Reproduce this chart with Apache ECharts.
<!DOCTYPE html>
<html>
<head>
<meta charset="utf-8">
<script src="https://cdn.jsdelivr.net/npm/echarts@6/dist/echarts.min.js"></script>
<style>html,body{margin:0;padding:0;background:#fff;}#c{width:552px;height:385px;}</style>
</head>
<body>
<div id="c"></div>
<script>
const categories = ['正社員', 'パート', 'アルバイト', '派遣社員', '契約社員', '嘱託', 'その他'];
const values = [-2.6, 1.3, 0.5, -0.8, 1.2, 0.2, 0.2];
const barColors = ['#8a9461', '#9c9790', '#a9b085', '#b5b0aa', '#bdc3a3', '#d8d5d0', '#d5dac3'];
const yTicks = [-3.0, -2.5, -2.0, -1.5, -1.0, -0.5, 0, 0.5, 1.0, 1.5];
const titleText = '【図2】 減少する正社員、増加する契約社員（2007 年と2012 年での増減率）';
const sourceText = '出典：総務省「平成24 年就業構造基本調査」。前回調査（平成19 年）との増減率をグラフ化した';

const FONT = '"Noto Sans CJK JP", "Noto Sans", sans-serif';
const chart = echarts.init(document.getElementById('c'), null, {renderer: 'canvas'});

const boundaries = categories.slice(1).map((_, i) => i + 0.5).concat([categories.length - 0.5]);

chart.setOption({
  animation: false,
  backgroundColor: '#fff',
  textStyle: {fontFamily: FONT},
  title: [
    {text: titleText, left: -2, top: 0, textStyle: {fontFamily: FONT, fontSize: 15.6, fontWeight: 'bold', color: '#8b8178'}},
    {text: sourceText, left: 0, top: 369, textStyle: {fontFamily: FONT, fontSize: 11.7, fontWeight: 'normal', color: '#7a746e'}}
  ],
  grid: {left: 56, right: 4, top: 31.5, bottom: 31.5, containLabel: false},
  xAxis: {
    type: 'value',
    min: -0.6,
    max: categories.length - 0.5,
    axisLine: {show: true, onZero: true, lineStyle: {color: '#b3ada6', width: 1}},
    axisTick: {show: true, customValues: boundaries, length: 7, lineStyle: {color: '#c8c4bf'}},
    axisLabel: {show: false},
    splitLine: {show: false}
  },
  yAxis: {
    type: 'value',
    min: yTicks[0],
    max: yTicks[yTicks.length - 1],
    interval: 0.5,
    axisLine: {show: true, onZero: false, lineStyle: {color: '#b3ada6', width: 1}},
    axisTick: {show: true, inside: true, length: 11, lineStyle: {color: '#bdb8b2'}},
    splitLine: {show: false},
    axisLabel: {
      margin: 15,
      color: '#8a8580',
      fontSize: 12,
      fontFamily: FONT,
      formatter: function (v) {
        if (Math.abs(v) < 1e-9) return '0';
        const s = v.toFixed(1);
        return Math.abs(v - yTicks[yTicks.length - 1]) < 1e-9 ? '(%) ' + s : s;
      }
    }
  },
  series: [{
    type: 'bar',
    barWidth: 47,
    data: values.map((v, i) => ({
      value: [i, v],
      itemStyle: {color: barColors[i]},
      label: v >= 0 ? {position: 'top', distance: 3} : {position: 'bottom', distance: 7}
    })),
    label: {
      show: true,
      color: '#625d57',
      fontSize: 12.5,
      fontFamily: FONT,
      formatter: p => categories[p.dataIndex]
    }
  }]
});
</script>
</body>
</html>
-=-=-
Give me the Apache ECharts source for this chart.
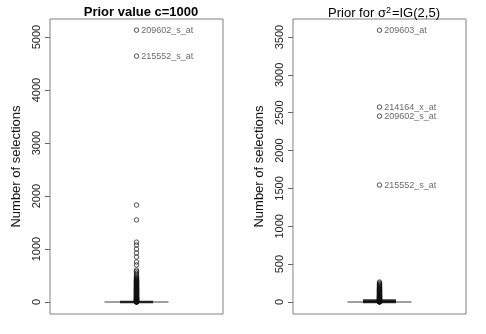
-=-=-
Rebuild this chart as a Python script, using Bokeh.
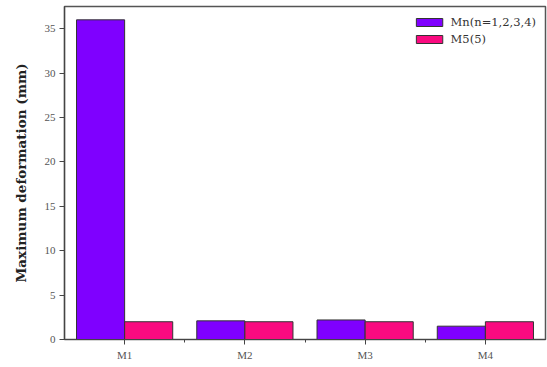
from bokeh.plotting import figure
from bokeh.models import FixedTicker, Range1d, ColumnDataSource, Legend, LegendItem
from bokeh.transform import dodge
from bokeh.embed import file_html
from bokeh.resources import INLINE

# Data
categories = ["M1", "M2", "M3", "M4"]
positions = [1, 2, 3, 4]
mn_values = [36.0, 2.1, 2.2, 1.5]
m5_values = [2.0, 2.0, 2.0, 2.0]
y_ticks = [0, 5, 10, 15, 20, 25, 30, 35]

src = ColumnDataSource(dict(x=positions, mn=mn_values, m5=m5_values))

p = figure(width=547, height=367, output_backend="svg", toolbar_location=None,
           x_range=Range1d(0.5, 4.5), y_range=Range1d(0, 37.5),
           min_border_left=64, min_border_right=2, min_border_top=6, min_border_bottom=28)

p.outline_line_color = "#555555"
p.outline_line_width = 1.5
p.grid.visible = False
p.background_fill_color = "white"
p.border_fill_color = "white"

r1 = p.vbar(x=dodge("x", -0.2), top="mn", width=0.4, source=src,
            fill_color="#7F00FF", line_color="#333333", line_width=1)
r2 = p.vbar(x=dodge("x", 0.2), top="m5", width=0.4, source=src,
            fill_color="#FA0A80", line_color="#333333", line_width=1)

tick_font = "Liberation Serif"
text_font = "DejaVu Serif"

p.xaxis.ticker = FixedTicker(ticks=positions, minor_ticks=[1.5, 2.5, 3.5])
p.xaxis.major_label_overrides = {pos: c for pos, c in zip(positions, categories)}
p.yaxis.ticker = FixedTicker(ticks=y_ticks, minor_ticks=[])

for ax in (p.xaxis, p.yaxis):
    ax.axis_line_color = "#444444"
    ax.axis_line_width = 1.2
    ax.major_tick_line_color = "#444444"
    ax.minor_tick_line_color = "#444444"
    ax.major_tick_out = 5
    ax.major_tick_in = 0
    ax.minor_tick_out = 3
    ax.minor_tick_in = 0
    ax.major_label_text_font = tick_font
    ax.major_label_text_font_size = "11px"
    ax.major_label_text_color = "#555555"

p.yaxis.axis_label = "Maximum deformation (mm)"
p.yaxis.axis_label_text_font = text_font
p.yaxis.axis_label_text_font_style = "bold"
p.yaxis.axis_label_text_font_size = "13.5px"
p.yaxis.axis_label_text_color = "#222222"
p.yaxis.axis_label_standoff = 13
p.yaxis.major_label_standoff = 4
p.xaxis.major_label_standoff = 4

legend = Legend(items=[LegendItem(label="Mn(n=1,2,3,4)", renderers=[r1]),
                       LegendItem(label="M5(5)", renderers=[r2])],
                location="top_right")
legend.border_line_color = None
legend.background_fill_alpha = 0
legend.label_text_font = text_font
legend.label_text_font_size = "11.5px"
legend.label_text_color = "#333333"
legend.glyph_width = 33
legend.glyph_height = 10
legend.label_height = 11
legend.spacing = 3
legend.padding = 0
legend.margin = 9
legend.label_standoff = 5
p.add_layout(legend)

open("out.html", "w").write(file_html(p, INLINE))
-=-=-
(DIRECTIONS) Your task is to output exactly the lines from the one with "Reproduce this chart with Apache ECharts." through the one with "const boundaries = categories.slice(1).map((_, i)", counting both ends.

(RESULT OF THIS TASK)
Reproduce this chart with Apache ECharts.
<!DOCTYPE html>
<html>
<head>
<meta charset="utf-8">
<script src="https://cdn.jsdelivr.net/npm/echarts@6/dist/echarts.min.js"></script>
<style>html,body{margin:0;padding:0;background:#fff;}#c{width:552px;height:385px;}</style>
</head>
<body>
<div id="c"></div>
<script>
const categories = ['正社員', 'パート', 'アルバイト', '派遣社員', '契約社員', '嘱託', 'その他'];
const values = [-2.6, 1.3, 0.5, -0.8, 1.2, 0.2, 0.2];
const barColors = ['#8a9461', '#9c9790', '#a9b085', '#b5b0aa', '#bdc3a3', '#d8d5d0', '#d5dac3'];
const yTicks = [-3.0, -2.5, -2.0, -1.5, -1.0, -0.5, 0, 0.5, 1.0, 1.5];
const titleText = '【図2】 減少する正社員、増加する契約社員（2007 年と2012 年での増減率）';
const sourceText = '出典：総務省「平成24 年就業構造基本調査」。前回調査（平成19 年）との増減率をグラフ化した';

const FONT = '"Noto Sans CJK JP", "Noto Sans", sans-serif';
const chart = echarts.init(document.getElementById('c'), null, {renderer: 'canvas'});

const boundaries = categories.slice(1).map((_, i) => i + 0.5).concat([categories.length - 0.5]);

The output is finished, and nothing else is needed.